Active or Passive Investor: Which one are you?
What’s the Difference? The world of investing can be overwhelming, stressful, and time consuming. You can invest in a multitude of vehicles like stocks, bonds, real estate, commodities, etc. Your life is busy, and most people don’t have the time to spend hours performing the proper due diligence required to see desired results. So, what do you do? A common example is investing in individual brokerage or retirement accounts. For accounts such as these, you may have a financial planner manage your portfolio. Financial planners are the experts when it comes to investing your assets into securities, and it is their job to make sure your hard-earned money is performing the way that it should. This allows you to build wealth without having to sacrifice your time. This is what we call Passive Investing, and you can apply this across all types of investments. Now, let’s say you choose to go down a different path. You research and analyze multiple stocks, bonds or properties.
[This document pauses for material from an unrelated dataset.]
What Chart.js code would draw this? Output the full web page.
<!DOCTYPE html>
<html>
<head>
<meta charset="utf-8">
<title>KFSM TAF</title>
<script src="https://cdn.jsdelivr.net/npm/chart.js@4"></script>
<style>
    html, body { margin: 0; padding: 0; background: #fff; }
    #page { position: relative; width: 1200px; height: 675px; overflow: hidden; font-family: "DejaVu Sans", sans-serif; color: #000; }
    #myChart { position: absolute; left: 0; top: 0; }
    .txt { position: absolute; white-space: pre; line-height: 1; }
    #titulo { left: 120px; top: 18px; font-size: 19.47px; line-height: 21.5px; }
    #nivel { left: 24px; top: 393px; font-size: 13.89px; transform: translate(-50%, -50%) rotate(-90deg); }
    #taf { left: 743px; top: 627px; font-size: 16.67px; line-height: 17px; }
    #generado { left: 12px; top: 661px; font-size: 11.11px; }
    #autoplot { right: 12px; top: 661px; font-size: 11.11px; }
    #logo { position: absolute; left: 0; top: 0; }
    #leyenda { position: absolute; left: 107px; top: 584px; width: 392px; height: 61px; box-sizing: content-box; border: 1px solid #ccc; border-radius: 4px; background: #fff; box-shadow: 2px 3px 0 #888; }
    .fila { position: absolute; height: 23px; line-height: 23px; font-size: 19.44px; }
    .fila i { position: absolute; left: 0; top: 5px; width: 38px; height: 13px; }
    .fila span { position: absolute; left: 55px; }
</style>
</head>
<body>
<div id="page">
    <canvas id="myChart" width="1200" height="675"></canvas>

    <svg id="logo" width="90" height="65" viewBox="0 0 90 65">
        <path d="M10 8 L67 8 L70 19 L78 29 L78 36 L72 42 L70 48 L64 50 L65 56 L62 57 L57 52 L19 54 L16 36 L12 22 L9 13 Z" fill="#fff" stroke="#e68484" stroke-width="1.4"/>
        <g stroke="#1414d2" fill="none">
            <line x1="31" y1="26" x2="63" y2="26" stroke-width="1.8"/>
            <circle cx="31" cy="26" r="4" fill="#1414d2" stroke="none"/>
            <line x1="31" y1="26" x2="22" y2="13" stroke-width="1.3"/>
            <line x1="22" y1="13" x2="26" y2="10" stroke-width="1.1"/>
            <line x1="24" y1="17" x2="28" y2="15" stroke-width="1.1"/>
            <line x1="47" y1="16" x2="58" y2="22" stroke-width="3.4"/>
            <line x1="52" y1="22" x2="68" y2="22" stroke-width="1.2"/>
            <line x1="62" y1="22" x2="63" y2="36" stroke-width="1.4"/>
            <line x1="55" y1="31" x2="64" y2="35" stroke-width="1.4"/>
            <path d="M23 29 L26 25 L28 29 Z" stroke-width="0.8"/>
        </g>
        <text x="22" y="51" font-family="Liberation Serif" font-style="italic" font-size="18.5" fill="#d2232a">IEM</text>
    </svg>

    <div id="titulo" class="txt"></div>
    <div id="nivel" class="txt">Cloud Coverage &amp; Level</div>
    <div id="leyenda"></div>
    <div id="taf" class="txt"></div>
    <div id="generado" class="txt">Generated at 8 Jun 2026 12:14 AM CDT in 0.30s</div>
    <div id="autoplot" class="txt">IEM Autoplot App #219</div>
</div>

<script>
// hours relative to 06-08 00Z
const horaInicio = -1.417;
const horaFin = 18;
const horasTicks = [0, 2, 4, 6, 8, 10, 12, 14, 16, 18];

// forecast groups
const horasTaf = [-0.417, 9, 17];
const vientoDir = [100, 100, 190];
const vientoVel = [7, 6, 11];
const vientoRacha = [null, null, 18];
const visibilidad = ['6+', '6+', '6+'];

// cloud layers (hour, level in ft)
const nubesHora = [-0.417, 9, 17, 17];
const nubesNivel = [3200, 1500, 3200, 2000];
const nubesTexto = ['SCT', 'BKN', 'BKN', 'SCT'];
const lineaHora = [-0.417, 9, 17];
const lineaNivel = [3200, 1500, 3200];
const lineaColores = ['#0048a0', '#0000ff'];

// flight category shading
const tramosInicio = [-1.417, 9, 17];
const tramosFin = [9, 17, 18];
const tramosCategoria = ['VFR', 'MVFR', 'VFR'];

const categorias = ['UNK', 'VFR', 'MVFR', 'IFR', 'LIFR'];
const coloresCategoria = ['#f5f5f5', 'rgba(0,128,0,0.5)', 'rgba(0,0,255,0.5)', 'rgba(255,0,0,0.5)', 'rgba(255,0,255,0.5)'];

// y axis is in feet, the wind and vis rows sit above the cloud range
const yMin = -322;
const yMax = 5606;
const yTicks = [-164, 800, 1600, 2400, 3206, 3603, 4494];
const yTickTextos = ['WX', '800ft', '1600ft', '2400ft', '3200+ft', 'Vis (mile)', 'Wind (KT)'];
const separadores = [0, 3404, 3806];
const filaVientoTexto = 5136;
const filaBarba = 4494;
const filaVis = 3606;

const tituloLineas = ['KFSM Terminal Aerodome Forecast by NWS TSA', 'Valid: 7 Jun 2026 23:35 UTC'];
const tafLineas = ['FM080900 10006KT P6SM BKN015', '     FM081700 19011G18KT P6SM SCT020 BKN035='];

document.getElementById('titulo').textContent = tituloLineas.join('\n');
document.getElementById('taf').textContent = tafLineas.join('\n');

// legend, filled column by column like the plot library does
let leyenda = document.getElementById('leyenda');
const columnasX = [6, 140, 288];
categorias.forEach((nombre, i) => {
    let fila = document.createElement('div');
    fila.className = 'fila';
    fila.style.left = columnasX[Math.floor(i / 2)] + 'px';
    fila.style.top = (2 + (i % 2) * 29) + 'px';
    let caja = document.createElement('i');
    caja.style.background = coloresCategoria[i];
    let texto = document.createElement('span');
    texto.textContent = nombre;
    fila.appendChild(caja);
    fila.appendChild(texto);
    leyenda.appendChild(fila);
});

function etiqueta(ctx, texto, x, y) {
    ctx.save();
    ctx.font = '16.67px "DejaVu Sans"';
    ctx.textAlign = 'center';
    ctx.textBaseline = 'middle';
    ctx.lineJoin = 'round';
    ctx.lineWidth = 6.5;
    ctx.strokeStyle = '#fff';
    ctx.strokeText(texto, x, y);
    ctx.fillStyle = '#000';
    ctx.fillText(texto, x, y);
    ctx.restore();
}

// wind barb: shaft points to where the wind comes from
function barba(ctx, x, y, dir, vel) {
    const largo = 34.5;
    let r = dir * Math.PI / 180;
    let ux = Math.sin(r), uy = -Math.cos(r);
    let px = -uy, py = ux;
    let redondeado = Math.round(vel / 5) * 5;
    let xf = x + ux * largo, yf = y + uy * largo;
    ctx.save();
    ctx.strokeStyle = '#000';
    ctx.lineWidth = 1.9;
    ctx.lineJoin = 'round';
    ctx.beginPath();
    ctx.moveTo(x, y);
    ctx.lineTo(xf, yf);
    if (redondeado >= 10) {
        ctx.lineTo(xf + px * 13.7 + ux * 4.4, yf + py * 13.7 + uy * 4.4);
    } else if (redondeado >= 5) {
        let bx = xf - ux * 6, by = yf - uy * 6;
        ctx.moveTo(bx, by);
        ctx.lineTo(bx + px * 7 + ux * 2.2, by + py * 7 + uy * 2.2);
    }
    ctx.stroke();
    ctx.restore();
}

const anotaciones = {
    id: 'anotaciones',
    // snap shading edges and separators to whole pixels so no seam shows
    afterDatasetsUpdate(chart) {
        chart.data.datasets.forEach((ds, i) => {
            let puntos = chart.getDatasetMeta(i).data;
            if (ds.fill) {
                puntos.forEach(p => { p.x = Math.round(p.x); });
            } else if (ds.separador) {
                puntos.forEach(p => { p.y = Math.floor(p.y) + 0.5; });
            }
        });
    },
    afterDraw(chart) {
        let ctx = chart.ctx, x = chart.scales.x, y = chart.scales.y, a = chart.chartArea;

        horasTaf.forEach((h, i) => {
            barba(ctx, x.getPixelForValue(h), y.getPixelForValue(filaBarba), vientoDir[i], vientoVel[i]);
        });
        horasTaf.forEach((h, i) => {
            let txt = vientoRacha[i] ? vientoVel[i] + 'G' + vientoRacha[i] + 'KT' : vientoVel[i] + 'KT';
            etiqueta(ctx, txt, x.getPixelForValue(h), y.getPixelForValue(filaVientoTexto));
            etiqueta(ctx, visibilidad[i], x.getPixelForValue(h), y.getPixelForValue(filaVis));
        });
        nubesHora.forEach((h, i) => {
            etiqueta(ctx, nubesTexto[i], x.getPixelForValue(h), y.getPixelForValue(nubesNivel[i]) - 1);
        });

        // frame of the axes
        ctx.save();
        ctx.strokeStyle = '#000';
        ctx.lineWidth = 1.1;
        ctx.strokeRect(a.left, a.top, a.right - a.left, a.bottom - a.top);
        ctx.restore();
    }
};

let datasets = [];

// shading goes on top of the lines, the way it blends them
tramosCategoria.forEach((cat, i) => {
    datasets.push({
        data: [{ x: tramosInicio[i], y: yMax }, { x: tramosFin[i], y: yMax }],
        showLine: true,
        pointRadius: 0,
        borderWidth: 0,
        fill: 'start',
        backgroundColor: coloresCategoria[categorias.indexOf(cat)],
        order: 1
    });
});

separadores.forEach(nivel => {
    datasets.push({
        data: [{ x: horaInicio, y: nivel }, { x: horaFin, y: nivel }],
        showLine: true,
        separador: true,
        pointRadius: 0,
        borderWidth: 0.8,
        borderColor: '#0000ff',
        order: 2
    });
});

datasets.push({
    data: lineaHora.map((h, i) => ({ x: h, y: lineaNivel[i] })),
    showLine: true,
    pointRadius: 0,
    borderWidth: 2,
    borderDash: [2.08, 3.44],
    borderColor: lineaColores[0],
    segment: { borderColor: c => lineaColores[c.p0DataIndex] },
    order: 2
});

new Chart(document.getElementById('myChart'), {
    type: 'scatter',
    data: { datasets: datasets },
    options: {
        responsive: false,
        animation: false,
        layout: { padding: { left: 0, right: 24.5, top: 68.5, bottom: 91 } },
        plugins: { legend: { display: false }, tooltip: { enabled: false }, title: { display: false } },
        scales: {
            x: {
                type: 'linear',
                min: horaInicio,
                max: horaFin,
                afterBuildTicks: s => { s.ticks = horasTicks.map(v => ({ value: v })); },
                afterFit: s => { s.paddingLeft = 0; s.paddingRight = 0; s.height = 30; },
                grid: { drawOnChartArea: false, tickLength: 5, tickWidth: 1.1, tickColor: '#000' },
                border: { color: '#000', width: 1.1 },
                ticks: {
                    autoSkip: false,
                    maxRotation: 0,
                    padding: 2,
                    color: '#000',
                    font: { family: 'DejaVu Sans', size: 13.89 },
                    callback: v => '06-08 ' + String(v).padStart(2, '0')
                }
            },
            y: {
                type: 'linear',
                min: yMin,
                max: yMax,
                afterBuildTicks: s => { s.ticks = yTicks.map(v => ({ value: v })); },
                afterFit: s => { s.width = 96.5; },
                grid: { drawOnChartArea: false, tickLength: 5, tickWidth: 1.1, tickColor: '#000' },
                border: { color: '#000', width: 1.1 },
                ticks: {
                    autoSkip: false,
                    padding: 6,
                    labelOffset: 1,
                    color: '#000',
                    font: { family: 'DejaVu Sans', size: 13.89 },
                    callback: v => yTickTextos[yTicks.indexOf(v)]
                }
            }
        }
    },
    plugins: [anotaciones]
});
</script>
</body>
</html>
You personally perform all the due diligence required to make a sound investment. You have spent hours, weeks, or even months reviewing the nitty-gritty details. Then, you finally have it all planed out and you decide to buy those shares or rental properties. Now the fun really begins, because you will have to continuously manage these investments and make sure that they are performing up to par. An immense amount of your time and energy have now been poured into this investment. When you yourself are in the trenches and managing the day to day work, then you have entered the world of Active Investing. Depending on your desires, it is safe to say that, as an investor, you will find yourself leaning towards one type of investing over the other. For the sake of this article, let’s focus on what active versus passive investing looks like for one of the most powerful investments out there: Real Estate. Actively Investing in Real Estate When you are an active real-estate investor, you are handling the entire process from start to finish. Simply put, you are constantly involved in maintaining the property and its success. Although you benefit from higher returns as the active investor, there is a lot more that comes with that. For this example, let’s assume you want to purchase an apartment complex. Below are just some of the responsibilities of an active investor:
· Land Lording · Bringing investors to the deal · Deal Flow · Market Research · Underwriting/Financial Analysis · Communication w/ Brokers & Sellers · Collecting Rent · Negotiating · Property Management · Hiring Staff · Handling Repairs & Maintenance · Renovations
This list goes on and on. The common theme we see with an active investor is that it is a large time commitment, and the investor is the one holding the risk. The active investor is the expert and will be the one responsible for not only making sure the operation runs smoothly but that the property hits its returns. Passively Investing in Real Estate Passively investing in real estate takes away the long grocery list of responsibilities that an active investor is faced with. Sticking with the example of buying an apartment building, the passive investor’s role is to simply contribute capital to the deal. This allows the active investor to go ahead and purchase the property. If not for the passive investor’s capital, this deal might not have been possible. As a reward, the passive investors will gain equity in the deal as well as a return each quarter. This is the beautiful part of passively investing in real estate. Little to no work is required, and the investor will receive quarterly cash payouts, tax shelters against income, and additional profits at the time of refinancing or selling the property. As a passive investor, the major homework assignment is making sure you trust the active investor. The active investor will be the one responsible for improving the property, increasing the income, and making sure the passive investor receives respectable returns. Should you be an Active or Passive Investor? Now that you have a better idea of how these two types of investors compare, you can make an educated decision on which type fits your lifestyle. Both avenues are excellent paths to build wealth, but it is up to you, the investor, to make sure you are comfortable with any investment being made. Evaluating your desired returns, personal allocation of time, long-term goals, and overall risk are all imperative in making the correct decision for you.